Twenty years after Berlusconi ran for office for the first time and thirty years after the spread of entertainment-heavy cable TV programs in Italy the influence of entertainment consumption on the political landscape of the country was still large. A seven to eight percentage point boost in the electoral votes can easily swing an election towards the populist parties. Be it in the US or across Europe, electoral majorities today are typically in the range of a few percentage points. Thus, the power grab of the populist parties and politicians would likely be impossible had we not started in the 1980s to “amuse ourselves to death”.
As I mentioned above, I am guilty as charged when it comes to consuming entertainment on the internet and on TV, though when I read Postman’s book more than a decade ago, I took gradual action to consume less entertainment and more “healthy” media content.

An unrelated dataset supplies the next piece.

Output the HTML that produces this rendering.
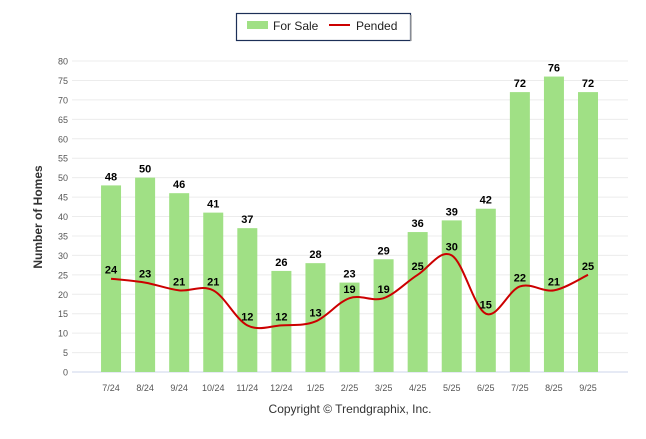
<!DOCTYPE html>
<html><head><meta charset="utf-8"><style>
body{margin:0;background:#fff;font-family:"Liberation Sans",sans-serif}
</style></head><body>
<svg width="646" height="434" xmlns="http://www.w3.org/2000/svg" id="c">
<rect x="0" y="0" width="646" height="434" fill="#fff"/>
<g>
<rect x="236.5" y="13.5" width="174" height="27" fill="#fff" stroke="#1c2f57" stroke-width="1.2"/>
<line x1="411" y1="15" x2="411" y2="41" stroke="#aaa" stroke-width="1.5"/>
<rect x="247" y="21" width="21" height="8" fill="#a0e085"/>
<text x="273" y="30" font-size="12" fill="#222">For Sale</text>
<line x1="329" y1="25" x2="350" y2="25" stroke="#cc0000" stroke-width="2"/>
<text x="356" y="30" font-size="12" fill="#222">Pended</text>
</g>
<text transform="translate(42,217) rotate(-90)" text-anchor="middle" font-size="12" font-weight="bold" fill="#333">Number of Homes</text>
<text x="350" y="413" text-anchor="middle" font-size="12" fill="#333">Copyright © Trendgraphix, Inc.</text>
<g id="grid"></g><g id="bars"></g><g id="line"></g><g id="labels"></g>
</svg>
<script>
const categories=["7/24","8/24","9/24","10/24","11/24","12/24","1/25","2/25","3/25","4/25","5/25","6/25","7/25","8/25","9/25"];
const forSale=[48,50,46,41,37,26,28,23,29,36,39,42,72,76,72];
const pended=[24,23,21,21,12,12,13,19,19,25,30,15,22,21,25];
const yTicks=[0,5,10,15,20,25,30,35,40,45,50,55,60,65,70,75,80];
const NS="http://www.w3.org/2000/svg";
const y0=372,y1=61,yMax=80,bandL=94,band=34.07;
const y=v=>y0-(v/yMax)*(y0-y1);
const x=i=>bandL+band*(i+0.5);
function mk(t,a,p){const e=document.createElementNS(NS,t);for(const k in a)e.setAttribute(k,a[k]);document.getElementById(p).appendChild(e);return e;}
yTicks.forEach(v=>{
const g=mk('line',{x1:72,x2:628,y1:y(v),y2:y(v),stroke:v===0?'#ccd6eb':'#ececec','stroke-width':1},'grid');


const t=mk('text',{x:68,y:y(v)+3.5,'text-anchor':'end','font-size':9,fill:'#555'},'grid');
t.textContent=v;


});
categories.forEach((c,i)=>{
const t=mk('text',{x:x(i),y:391,'text-anchor':'middle','font-size':9,fill:'#555'},'grid');
t.textContent=c;


const b=mk('rect',{x:x(i)-10,y:y(forSale[i]),width:20,height:y0-y(forSale[i]),fill:'#a0e085'},'bars');


const l=mk('text',{x:x(i),y:y(forSale[i])-5,'text-anchor':'middle','font-size':11,'font-weight':'bold',fill:'#000'},'labels');
l.textContent=forSale[i];


const p=mk('text',{x:x(i),y:y(pended[i])-5,'text-anchor':'middle','font-size':11,'font-weight':'bold',fill:'#000'},'labels');
p.textContent=pended[i];


});
const pts=pended.map((v,i)=>[x(i),y(v)]);
let d='M'+pts[0][0]+','+pts[0][1];
for(let i=0;i<pts.length-1;i++){
const p0=pts[i-1]||pts[i],p1=pts[i],p2=pts[i+1],p3=pts[i+2]||p2;
const s=0.17;
d+=' C'+(p1[0]+(p2[0]-p0[0])*s)+','+(p1[1]+(p2[1]-p0[1])*s)+' '+(p2[0]-(p3[0]-p1[0])*s)+','+(p2[1]-(p3[1]-p1[1])*s)+' '+p2[0]+','+p2[1];
}
const ln=mk('path',{d:d,fill:'none',stroke:'#cc0000','stroke-width':2},'line');


</script>
</body></html>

Today, I no longer own a TV. Don’t worry, thanks to streaming services, I still watch more TV than I want to, but at least the hurdle to watching entertainment programs has increased and as a result, my media consumption today is far healthier than when I still had a TV. Similarly, I have blocked certain websites on my internet browser in order to reduce the temptation of wasting time on these sites. And finally, I have very limited consumption of social media. I have no Facebook profile and only use Twitter and LinkedIn as social media platforms. All of these measures have helped me create a healthier media diet and, you would not believe it, provides me with more time to engage with friends, family and the people in my community or simply read a good book. I highly recommend it to everyone. It dramatically improves your quality of life and, it seems, is also good for the country.